Myanmar’s banks are increasingly offering services targeted at foreigners, but negotiating the complex range of regulations and fees can be hard work.
FIVE years ago, your typical expat was paid in cash, received from the office finance department in a brown paper bag at the end of the month. The money was then kept under a mattress, behind a cupboard, or buried in the back garden of a house in Golden Valley. International transfers took place through Yangon International Airport, and foreign currencies were changed furtively at Bogyoke Market or in hotel lobbies. Wallets were replaced annually due to the heavy wear and tear from carrying wads of K1,000 notes.
For many, little has changed. Cash remains king, but thanks to some relaxations of central bank rules, expats in the country are no longer required to live among the great unbanked – that is, the 45 million or so people in Myanmar who do not have an account.

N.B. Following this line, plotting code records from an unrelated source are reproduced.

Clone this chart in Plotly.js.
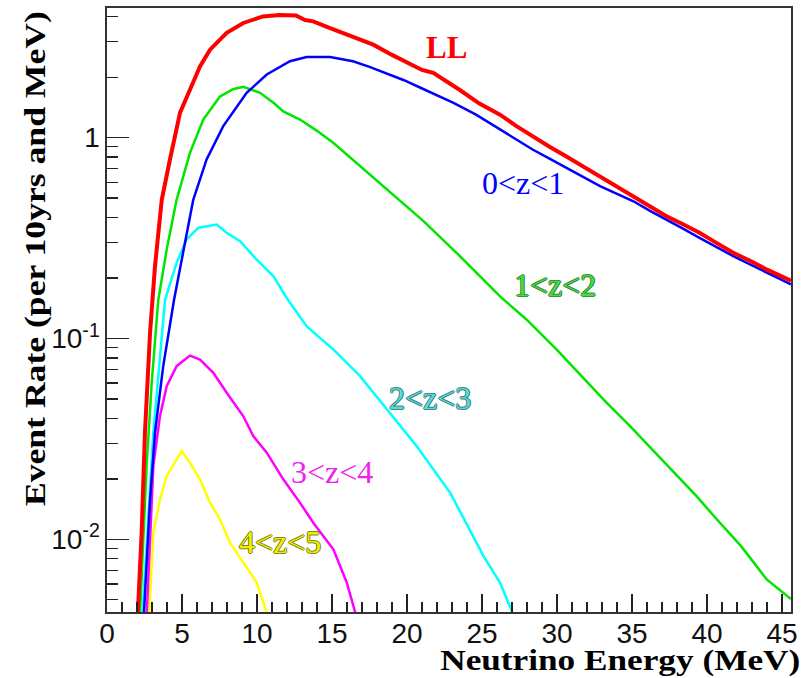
<!DOCTYPE html>
<html>
<head>
<meta charset="utf-8">
<script src="https://cdn.plot.ly/plotly-3.0.1.min.js"></script>
<style>
  html, body { margin: 0; padding: 0; background: #fff; }
  #chart { width: 811px; height: 678px; }
</style>
</head>
<body>
<div id="chart"></div>
<script>
// Neutrino event-rate spectra (per 10 yrs and MeV), total and by redshift slice
const energyLL = [2.0, 2.31, 2.53, 2.87, 3.2, 3.65, 4.2, 4.87, 5.53, 6.2, 6.87, 7.98, 9.09, 10.4, 11.5, 12.6, 13.2, 13.75, 14.7, 15.75, 16.8, 17.75, 19.0, 20.2, 21.0, 21.75, 22.6, 23.5, 24.8, 26.2, 27.3, 28.4, 29.5, 30.6, 31.7, 32.87, 34.0, 35.1, 36.2, 37.3, 38.4, 39.5, 40.6, 41.75, 42.9, 44.0, 45.6];
const rateLL   = [0.0035, 0.0108, 0.034, 0.107, 0.229, 0.49, 0.78, 1.33, 1.73, 2.26, 2.74, 3.32, 3.72, 4.01, 4.08, 4.05, 3.85, 3.79, 3.55, 3.32, 3.10, 2.90, 2.58, 2.31, 2.17, 2.10, 1.92, 1.73, 1.48, 1.30, 1.14, 1.01, 0.90, 0.807, 0.72, 0.642, 0.57, 0.51, 0.455, 0.406, 0.37, 0.336, 0.30, 0.267, 0.243, 0.22, 0.194];

const energyZ01 = [2.4, 2.87, 3.2, 3.75, 4.47, 5.09, 5.75, 6.64, 7.75, 9.31, 10.65, 12.2, 13.3, 14.87, 16.4, 17.5, 18.6, 19.8, 20.9, 22.0, 23.1, 24.6, 26.2, 27.3, 28.4, 29.5, 30.6, 31.7, 32.87, 34.0, 35.1, 36.2, 37.3, 38.4, 39.5, 40.6, 41.75, 42.9, 44.0, 45.6];
const rateZ01   = [0.0035, 0.0158, 0.034, 0.073, 0.156, 0.277, 0.49, 0.778, 1.14, 1.67, 2.06, 2.40, 2.52, 2.52, 2.40, 2.25, 2.10, 1.93, 1.77, 1.62, 1.49, 1.30, 1.10, 0.98, 0.87, 0.785, 0.707, 0.64, 0.573, 0.525, 0.482, 0.432, 0.391, 0.352, 0.317, 0.285, 0.257, 0.233, 0.212, 0.186];

const energyZ12 = [2.15, 2.64, 2.98, 3.42, 3.98, 4.64, 5.53, 6.42, 7.53, 8.4, 9.09, 9.6, 10.2, 11.1, 11.75, 12.87, 14.0, 15.1, 16.87, 18.9, 21.1, 23.3, 26.2, 27.98, 29.98, 31.75, 33.3, 34.87, 36.65, 39.3, 40.65, 42.3, 43.98, 45.6];
const rateZ12   = [0.0035, 0.0232, 0.06, 0.156, 0.277, 0.49, 0.84, 1.23, 1.60, 1.74, 1.79, 1.74, 1.67, 1.49, 1.35, 1.23, 1.08, 0.94, 0.72, 0.531, 0.384, 0.267, 0.162, 0.124, 0.088, 0.0637, 0.048, 0.0366, 0.0265, 0.0164, 0.0126, 0.0092, 0.00632, 0.00505];

const energyZ23 = [2.3, 3.09, 3.87, 4.64, 5.31, 6.09, 7.31, 7.98, 8.87, 9.98, 11.1, 11.98, 13.3, 15.1, 16.87, 18.65, 20.65, 22.87, 25.1, 26.2, 27.1];
const rateZ23   = [0.0035, 0.034, 0.156, 0.238, 0.311, 0.356, 0.369, 0.336, 0.305, 0.247, 0.204, 0.159, 0.115, 0.088, 0.0649, 0.0443, 0.0291, 0.0171, 0.00826, 0.0061, 0.0042];

const energyZ34 = [2.6, 3.09, 3.53, 3.98, 4.64, 5.53, 6.2, 7.09, 7.98, 9.09, 9.75, 10.65, 11.75, 12.87, 13.75, 15.1, 15.98, 16.6];
const rateZ34   = [0.0035, 0.0232, 0.041, 0.0579, 0.0728, 0.0822, 0.0786, 0.0675, 0.0537, 0.041, 0.0327, 0.027, 0.0199, 0.0152, 0.0121, 0.0089, 0.0061, 0.0042];

const energyZ45 = [2.75, 3.09, 3.53, 3.98, 4.98, 5.53, 6.2, 6.87, 7.53, 8.2, 9.09, 9.98, 10.7];
const rateZ45   = [0.0035, 0.0108, 0.0158, 0.0207, 0.0275, 0.0241, 0.0199, 0.0152, 0.0126, 0.00964, 0.00766, 0.0061, 0.0042];

const seriesNames = ['LL', '0<z<1', '1<z<2', '2<z<3', '3<z<4', '4<z<5'];

const xTickVals = [0, 5, 10, 15, 20, 25, 30, 35, 40, 45];
const yTickVals = [0.01, 0.1, 1];
const yTickText = ['10<sup>-2</sup>', '10<sup>-1</sup>', '1'];

// minor ticks on the log axis: 2..9 within each decade
const yMinorVals = [];
[0.001, 0.01, 0.1, 1].forEach(d => { for (let m = 2; m <= 9; m++) yMinorVals.push(d * m); });

const serif = 'Liberation Serif, Times New Roman, serif';
const sans = 'Liberation Sans, Arial, Helvetica, sans-serif';

function line(x, y, name, color, width) {
  return { x: x, y: y, name: name, type: 'scatter', mode: 'lines',
           line: { color: color, width: width, shape: 'linear' }, hoverinfo: 'skip' };
}

const traces = [
  line(energyZ45, rateZ45, seriesNames[5], '#ffff00', 2.5),
  line(energyZ34, rateZ34, seriesNames[4], '#ff00ff', 2.5),
  line(energyZ23, rateZ23, seriesNames[3], '#00ffff', 2.5),
  line(energyZ12, rateZ12, seriesNames[2], '#00e600', 2.5),
  line(energyZ01, rateZ01, seriesNames[1], '#0000ff', 2.5),
  line(energyLL,  rateLL,  seriesNames[0], '#ff0000', 4)
];

function label(text, x, y, color, size, bold, shadow) {
  return { text: text, xref: 'paper', yref: 'paper', x: x, y: y,
           xanchor: 'center', yanchor: 'middle', showarrow: false,
           font: { family: serif, size: size, color: color,
                   weight: bold ? 'bold' : 'normal', shadow: shadow || 'none' } };
}

const outline = c => `1px 0 0 ${c}, -1px 0 0 ${c}, 0 1px 0 ${c}, 0 -1px 0 ${c}`;

const annotations = [
  label(seriesNames[0], 0.496, 0.9338, '#ff0000', 31, true),
  label(seriesNames[1], 0.608, 0.7103, '#0000ff', 32, false),
  label(seriesNames[2], 0.655, 0.5414, '#44dd44', 32, false, outline('rgba(20,110,20,0.8)')),
  label(seriesNames[3], 0.4722, 0.3543, '#55dddd', 32, false, outline('rgba(20,100,100,0.8)')),
  label(seriesNames[4], 0.3289, 0.2318, '#ee22ee', 32, false),
  label(seriesNames[5], 0.2529, 0.1159, '#eeee00', 32, false, outline('rgba(110,110,0,0.85)')),
  // axis titles
  { text: 'Neutrino Energy (MeV)', xref: 'paper', yref: 'paper', x: 0.7500, y: -0.0810,
    xanchor: 'center', yanchor: 'middle', showarrow: false,
    font: { family: serif, size: 29, color: '#000', weight: 'bold' } },
  { text: 'Event Rate (per 10yrs and MeV)', xref: 'paper', yref: 'paper', x: -0.1053, y: 0.586,
    xanchor: 'center', yanchor: 'middle', showarrow: false, textangle: -90,
    font: { family: serif, size: 30, color: '#000', weight: 'bold' } }
];

const layout = {
  width: 811, height: 678,
  margin: { l: 107, r: 20, t: 8, b: 66, pad: 0 },
  paper_bgcolor: '#ffffff', plot_bgcolor: '#ffffff',
  showlegend: false,
  xaxis: {
    range: [0, 45.6], tickmode: 'array', tickvals: xTickVals,
    ticks: 'inside', ticklen: 18, tickwidth: 1.3, tickcolor: '#222',
    minor: { ticks: 'inside', ticklen: 10, tickwidth: 1.2, tickcolor: '#222', dtick: 1, showgrid: false },
    showgrid: false, zeroline: false,
    showline: true, mirror: true, linecolor: '#333', linewidth: 1.6,
    tickfont: { family: sans, size: 28, color: '#111' }, ticklabelstandoff: -4
  },
  yaxis: {
    type: 'log', range: [Math.log10(0.00435), 0.645],
    tickmode: 'array', tickvals: yTickVals, ticktext: yTickText,
    ticks: 'inside', ticklen: 22, tickwidth: 1.3, tickcolor: '#222',
    minor: { ticks: 'inside', ticklen: 11, tickwidth: 1.2, tickcolor: '#222',
             tickmode: 'array', tickvals: yMinorVals, showgrid: false },
    showgrid: false, zeroline: false,
    showline: true, mirror: true, linecolor: '#333', linewidth: 1.6,
    tickfont: { family: sans, size: 28, color: '#111' }, ticklabelstandoff: 0
  },
  annotations: annotations
};

Plotly.newPlot('chart', traces, layout, { staticPlot: true, displayModeBar: false }).then(gd => {
  // widen the bold axis titles to their set lengths
  const lengths = { 'Neutrino Energy (MeV)': 360, 'Event Rate (per 10yrs and MeV)': 495 };
  gd.querySelectorAll('.annotation-text').forEach(t => {
    const L = lengths[t.textContent];
    if (L) { t.setAttribute('textLength', L); t.setAttribute('lengthAdjust', 'spacingAndGlyphs'); }
  });
});
</script>
</body>
</html>
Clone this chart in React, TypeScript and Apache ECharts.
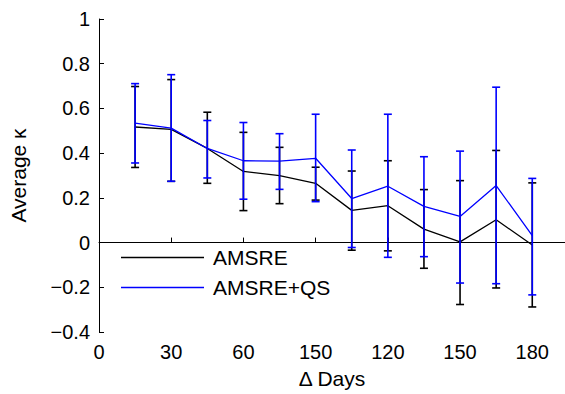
import React, { useEffect, useRef } from "react";
import * as echarts from "echarts";

const days = [15, 30, 45, 60, 75, 90, 105, 120, 135, 150, 165, 180];
const amsre = [0.517, 0.506, 0.421, 0.318, 0.299, 0.265, 0.144, 0.165, 0.06, 0.003, 0.102, -0.011];
const amsreLow = [0.336, 0.274, 0.265, 0.143, 0.174, 0.19, -0.034, -0.037, -0.115, -0.277, -0.203, -0.288];
const amsreHigh = [0.698, 0.729, 0.583, 0.493, 0.426, 0.337, 0.32, 0.366, 0.237, 0.277, 0.412, 0.267];
const amsreQs = [0.534, 0.512, 0.421, 0.366, 0.364, 0.377, 0.197, 0.252, 0.162, 0.117, 0.255, 0.031];
const amsreQsLow = [0.356, 0.274, 0.289, 0.194, 0.238, 0.183, -0.022, -0.066, -0.063, -0.181, -0.184, -0.234];
const amsreQsHigh = [0.711, 0.751, 0.546, 0.537, 0.487, 0.574, 0.414, 0.574, 0.384, 0.409, 0.695, 0.287];
const xTickValues = [0, 30, 60, 90, 120, 150, 180];
const xTickLabels = ["0", "30", "60", "150", "120", "150", "180"];

const FONT = "Liberation Sans";

function errorSeries(name: string, low: number[], high: number[], color: string, z: number) {
  return {
    type: "custom",
    name,
    z,
    data: days.map((d, i) => [d, low[i], high[i]]),
    renderItem: (params: any, api: any) => {
      const x = api.value(0);
      const lo = api.coord([x, api.value(1)]);
      const hi = api.coord([x, api.value(2)]);
      const hw = 4;
      const style = { stroke: color, lineWidth: 1.6 };
      return {
        type: "group",
        children: [
          { type: "line", shape: { x1: lo[0], y1: lo[1], x2: hi[0], y2: hi[1] }, style },
          { type: "line", shape: { x1: lo[0] - hw, y1: lo[1], x2: lo[0] + hw, y2: lo[1] }, style },
          { type: "line", shape: { x1: hi[0] - hw, y1: hi[1], x2: hi[0] + hw, y2: hi[1] }, style },
        ],
      };
    },
  };
}

export default function App() {
  const ref = useRef<HTMLDivElement>(null);
  useEffect(() => {
    if (!ref.current) return;
    const chart = echarts.init(ref.current, undefined, { renderer: "svg" });
    chart.setOption({
      animation: false,
      backgroundColor: "#fff",
      textStyle: { fontFamily: FONT },
      grid: { left: 96, right: 0, top: 19, bottom: 58, containLabel: false },
      legend: {
        data: [
          { name: "AMSRE", icon: "rect" },
          { name: "AMSRE+QS", icon: "rect" },
        ],
        orient: "vertical",
        left: 121,
        top: 247,
        padding: 0,
        itemWidth: 83,
        itemHeight: 1.3,
        itemGap: 9,
        textStyle: { fontFamily: FONT, fontSize: 21, color: "#000", padding: [0, 0, 0, 4] },
        selectedMode: false,
      },
      xAxis: {
        type: "value",
        min: 0,
        max: 193.6,
        interval: 30,
        name: "Δ Days",
        nameLocation: "middle",
        nameGap: 36,
        nameTextStyle: { fontFamily: FONT, fontSize: 21, color: "#000" },
        axisLine: { show: true, lineStyle: { color: "#000", width: 1 } },
        axisTick: { show: true, inside: true, length: 5, lineStyle: { color: "#000" } },
        splitLine: { show: false },
        axisLabel: {
          fontFamily: FONT,
          fontSize: 20,
          color: "#000",
          margin: 10,
          showMaxLabel: false,
          formatter: (v: number) => {
            const i = xTickValues.indexOf(v);
            return i >= 0 ? xTickLabels[i] : "";
          },
        },
      },
      yAxis: {
        type: "value",
        min: -0.4,
        max: 1,
        interval: 0.2,
        name: "Average κ",
        nameLocation: "middle",
        nameGap: 70,
        nameTextStyle: { fontFamily: FONT, fontSize: 21, color: "#000" },
        axisLine: { show: true, lineStyle: { color: "#000", width: 1 } },
        axisTick: { show: true, inside: true, length: 5, lineStyle: { color: "#000" } },
        splitLine: { show: false },
        axisLabel: {
          fontFamily: FONT,
          fontSize: 20,
          color: "#000",
          margin: 9,
          formatter: (v: number) => {
            const r = Math.round(v * 10) / 10;
            if (r === 0) return "0";
            if (r === 1) return "1";
            return r < 0 ? "\u2212" + Math.abs(r).toFixed(1) : r.toFixed(1);
          },
        },
      },
      series: [
        {
          type: "line",
          name: "AMSRE",
          data: days.map((d, i) => [d, amsre[i]]),
          symbol: "none",
          showSymbol: false,
          lineStyle: { color: "#000", width: 1.3 },
          itemStyle: { color: "#000" },
          z: 2,
        },
        errorSeries("AMSRE err", amsreLow, amsreHigh, "#000", 2),
        {
          type: "line",
          name: "AMSRE+QS",
          data: days.map((d, i) => [d, amsreQs[i]]),
          symbol: "none",
          showSymbol: false,
          lineStyle: { color: "#0000ff", width: 1.3 },
          itemStyle: { color: "#0000ff" },
          z: 3,
        },
        errorSeries("AMSRE+QS err", amsreQsLow, amsreQsHigh, "#0000ff", 3),
      ],
    });
    return () => chart.dispose();
  }, []);
  return <div ref={ref} style={{ width: 565, height: 394, position: "absolute", left: 0, top: 0 }} />;
}
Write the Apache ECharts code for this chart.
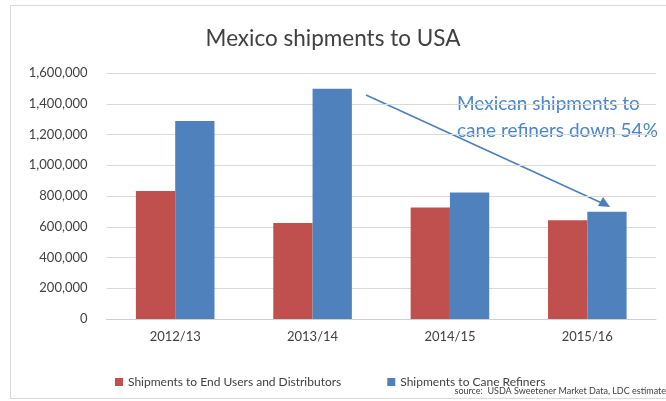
<!DOCTYPE html>
<html>
<head>
<meta charset="utf-8">
<script src="https://cdn.jsdelivr.net/npm/echarts@6/dist/echarts.min.js"></script>
<style>
html,body{margin:0;padding:0;background:#fff;}
#c{width:666px;height:401px;}
</style>
</head>
<body>
<div id="c"></div>
<script>
const categories = ['2012/13', '2013/14', '2014/15', '2015/16'];
const endUsers = [833000, 625000, 725000, 643000];
const caneRefiners = [1288000, 1497000, 823000, 697000];
const seriesNames = ['Shipments to End Users and Distributors', 'Shipments to Cane Refiners'];
const yTicks = { min: 0, max: 1600000, interval: 200000 };
const titleText = 'Mexico shipments to USA';
const noteLines = ['Mexican shipments to', 'cane refiners down 54%'];
const sourceText = 'source:  USDA Sweetener Market Data, LDC estimate';

const FONT = 'Lato, "Open Sans", sans-serif';
const chart = echarts.init(document.getElementById('c'), null, {renderer: 'canvas'});
chart.setOption({
  backgroundColor: '#fff',
  animation: false,
  title: {
    text: titleText, left: 'center', top: 22,
    textStyle: {fontFamily: FONT, fontSize: 22.5, fontWeight: 'normal', color: '#404040'}
  },
  legend: {
    left: 110, top: 371, itemWidth: 8, itemHeight: 8, itemGap: 46, icon: 'rect',
    textStyle: {fontFamily: FONT, fontSize: 12, color: '#404040'},
    data: seriesNames
  },
  grid: {left: 106.5, right: 10, top: 73, bottom: 82, containLabel: false},
  xAxis: {
    type: 'category', data: categories,
    axisLine: {lineStyle: {color: '#d0d0d0'}},
    axisTick: {show: false},
    axisLabel: {fontFamily: FONT, fontSize: 13, color: '#404040', margin: 11}
  },
  yAxis: {
    type: 'value', min: yTicks.min, max: yTicks.max, interval: yTicks.interval,
    axisLine: {show: false}, axisTick: {show: false},
    splitLine: {lineStyle: {color: '#d9d9d9', width: 1}},
    axisLabel: {fontFamily: FONT, fontSize: 13, color: '#404040', margin: 19,
      formatter: v => v.toLocaleString('en-US')}
  },
  series: [
    {name: seriesNames[0], type: 'bar', data: endUsers, barGap: '0%', barCategoryGap: '42.8%',
     itemStyle: {color: '#c0504d'}},
    {name: seriesNames[1], type: 'bar', data: caneRefiners, barGap: '0%', barCategoryGap: '42.8%',
     itemStyle: {color: '#4f81bd'}}
  ],
  graphic: [
    {type: 'rect', shape: {x: 10.5, y: 5.5, width: 670, height: 393}, z: -1,
     style: {fill: 'none', stroke: '#d9d9d9', lineWidth: 1}},
    {type: 'text', left: 457, top: 90,
     style: {text: noteLines.join('\n'), fontFamily: FONT, fontSize: 19, lineHeight: 27,
             fill: '#4a86c8', textAlign: 'left'}},
    {type: 'line', shape: {x1: 366, y1: 95, x2: 604, y2: 204},
     style: {stroke: '#4a7ebb', lineWidth: 1.5}},
    {type: 'polygon', shape: {points: [[610, 207], [598, 206], [603, 197]]},
     style: {fill: '#4a7ebb'}},
    {type: 'text', right: 0, top: 387,
     style: {text: sourceText, fontFamily: FONT, fontSize: 9, fill: '#404040'}}
  ]
});
</script>
</body>
</html>
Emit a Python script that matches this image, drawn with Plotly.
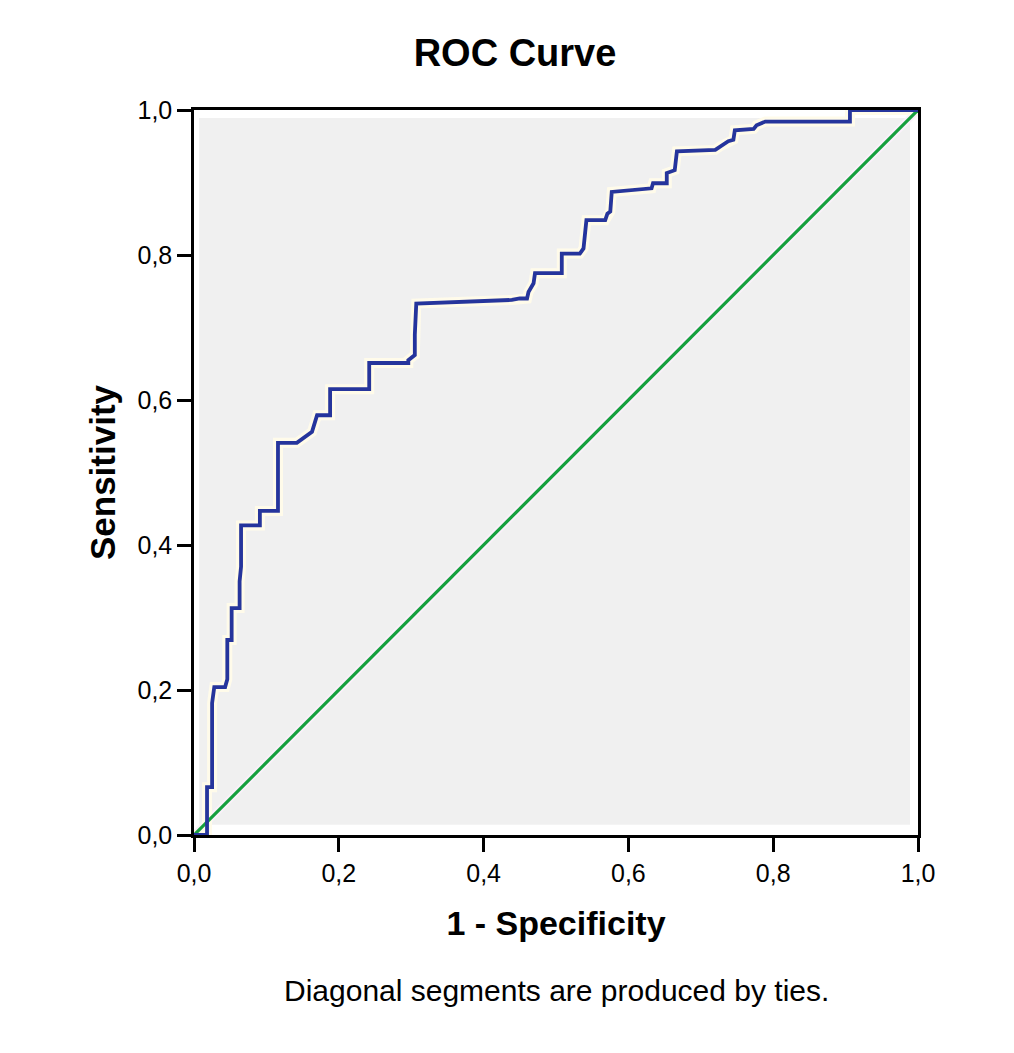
import plotly.graph_objects as go

# ROC curve (1 - specificity, sensitivity)
fpr = [0.0, 0.018, 0.018, 0.025, 0.025, 0.028, 0.043, 0.046, 0.046, 0.052, 0.052,
       0.063, 0.063, 0.065, 0.065, 0.091, 0.091, 0.116, 0.116, 0.142, 0.163, 0.165,
       0.170, 0.188, 0.188, 0.242, 0.242, 0.296, 0.296, 0.305, 0.305, 0.307, 0.439,
       0.450, 0.460, 0.462, 0.469, 0.471, 0.508, 0.508, 0.533, 0.538, 0.542, 0.568,
       0.571, 0.575, 0.577, 0.632, 0.634, 0.653, 0.653, 0.664, 0.667, 0.720, 0.727,
       0.738, 0.745, 0.747, 0.773, 0.777, 0.789, 0.906, 0.906, 1.0]
tpr = [0.0, 0.0, 0.066, 0.066, 0.182, 0.204, 0.204, 0.215, 0.269, 0.269, 0.313,
       0.313, 0.350, 0.370, 0.427, 0.427, 0.447, 0.447, 0.541, 0.541, 0.556, 0.563,
       0.579, 0.579, 0.615, 0.615, 0.651, 0.651, 0.655, 0.662, 0.690, 0.733, 0.738,
       0.740, 0.740, 0.749, 0.761, 0.775, 0.775, 0.802, 0.802, 0.809, 0.848, 0.848,
       0.857, 0.860, 0.887, 0.892, 0.899, 0.899, 0.913, 0.917, 0.943, 0.945, 0.950,
       0.957, 0.959, 0.972, 0.974, 0.979, 0.984, 0.984, 1.0, 1.0]

ref_x = [0, 1]
ref_y = [0, 1]

tick_vals = [0, 0.2, 0.4, 0.6, 0.8, 1.0]

fig = go.Figure()
# pale halos first, then the lines on top
fig.add_trace(go.Scatter(x=ref_x, y=ref_y, mode="lines",
                         line=dict(color="#fbf1fb", width=7), hoverinfo="skip"))
fig.add_trace(go.Scatter(x=fpr, y=tpr, mode="lines",
                         line=dict(color="#fffbea", width=10), hoverinfo="skip"))
fig.add_trace(go.Scatter(x=ref_x, y=ref_y, mode="lines",
                         line=dict(color="#16a03e", width=3.2)))
fig.add_trace(go.Scatter(x=fpr, y=tpr, mode="lines",
                         line=dict(color="#26359c", width=3.8)))

# light grey panel inside the frame
fig.add_shape(type="rect", x0=0.007, x1=0.989, y0=0.014, y1=0.989,
              xref="x", yref="y", layer="below",
              fillcolor="#f0f0f0", line=dict(width=0))

axis_style = dict(range=[0, 1], tickvals=tick_vals, tickformat=".1f",
                  showgrid=False, zeroline=False, ticks="outside",
                  ticklen=14, tickwidth=2.5, tickcolor="black",
                  showline=True, linecolor="black", linewidth=2.5, mirror=True,
                  tickfont=dict(family="Liberation Sans", size=25, color="black"))

fig.update_layout(
    width=1014, height=1053,
    separators=",.",
    showlegend=False,
    paper_bgcolor="white",
    plot_bgcolor="white",
    margin=dict(l=186, r=104, t=102, b=226),
    title=dict(text="<b>ROC Curve</b>", x=0.5, xanchor="center", y=0.958,
               yanchor="middle",
               font=dict(family="Liberation Sans", size=38, color="black")),
    xaxis=dict(axis_style, title=dict(text="<b>1 - Specificity</b>", standoff=26,
               font=dict(family="Liberation Sans", size=34, color="black"))),
    yaxis=dict(axis_style, title=dict(text="<b>Sensitivity</b>", standoff=12,
               font=dict(family="Liberation Sans", size=35, color="black"))),
    annotations=[dict(text="Diagonal segments are produced by ties.",
                      x=0.5, y=-0.215, xref="paper", yref="paper",
                      xanchor="center", yanchor="middle", showarrow=False,
                      font=dict(family="Liberation Sans", size=30, color="black"))],
)

fig.write_html("out.html")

Nearly all private banks now offer products that expats can use, even if they are not quite as flexible – or straight-forward – as what you might be used to back “home”. This is often because of central bank rules rather than a lack of desire on the behalf of the banks themselves, suggesting that things could change quickly if regulations are eased.
Who can open an individual account?
Almost anyone. There are some eligibility requirements but they are quite minimal. You need to have a valid passport and business visa (at least 70 days duration), together with a letter from your employer confirming that you work for them. For a foreign-currency account, some banks also require two passport photos.